We prove by contradiction. Let us assume that crisps are the ultimate snack. Ultimate can be defined to mean "the finest or most superior quality of its kind"
Let S be a finite, unbounded set of all snacks, and let C be a subset of Snacks. Let C be closed and finite (but not necessarily bounded.)
Now let all flavours of crisps be members of C. We have that for all flavours f in C, f>=s
Where s is a member of S. This is because for crisps to be ultimate ALL crisps must be superior to all other snacks
So, for all x, y members of C, x>=s and y>=s.
But, x and y are in S, so x>=y and y>=s Thus we have x=y, for all x, y in C contained within S
Now, without loss of generality, let us take x=Cheese and onion and y=Salt and vinegar.

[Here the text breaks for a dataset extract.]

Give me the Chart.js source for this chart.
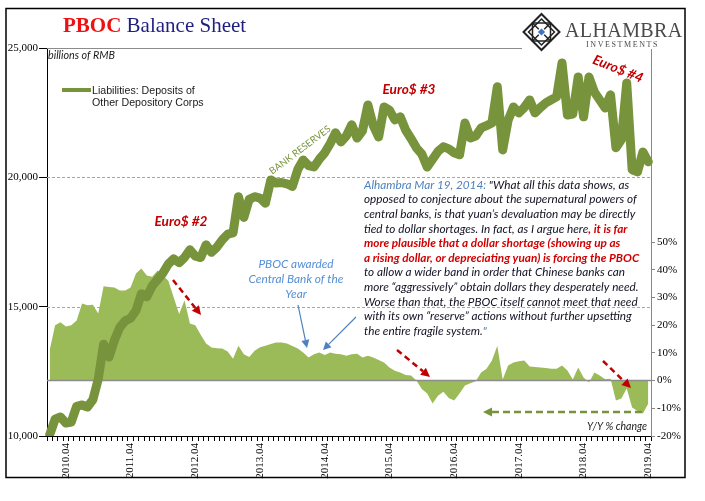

Clearly these two flavors are not equal, so our initial assumption must have been false.
As required, crisps are NOT the ultimate snack.
Now I'm bored, and I'm going to do stats.
Comments:
I'm not sure you can have an unbounded finite set....
The problem with your proof (poor fool) is thus. We claim that crisps are the greatest snacks. Therefore f>=s for all s member of S WITHOUT C, as crisps are better than all other snacks...
So ha. Gonna have to get up earlier than that to better SCIENCE.
The problem with your proof (poor fool) is thus. We claim that crisps are the greatest snacks. Therefore f>=s for all s member of S WITHOUT C, as crisps are better than all other snacks...
So ha. Gonna have to get up earlier than that to better SCIENCE.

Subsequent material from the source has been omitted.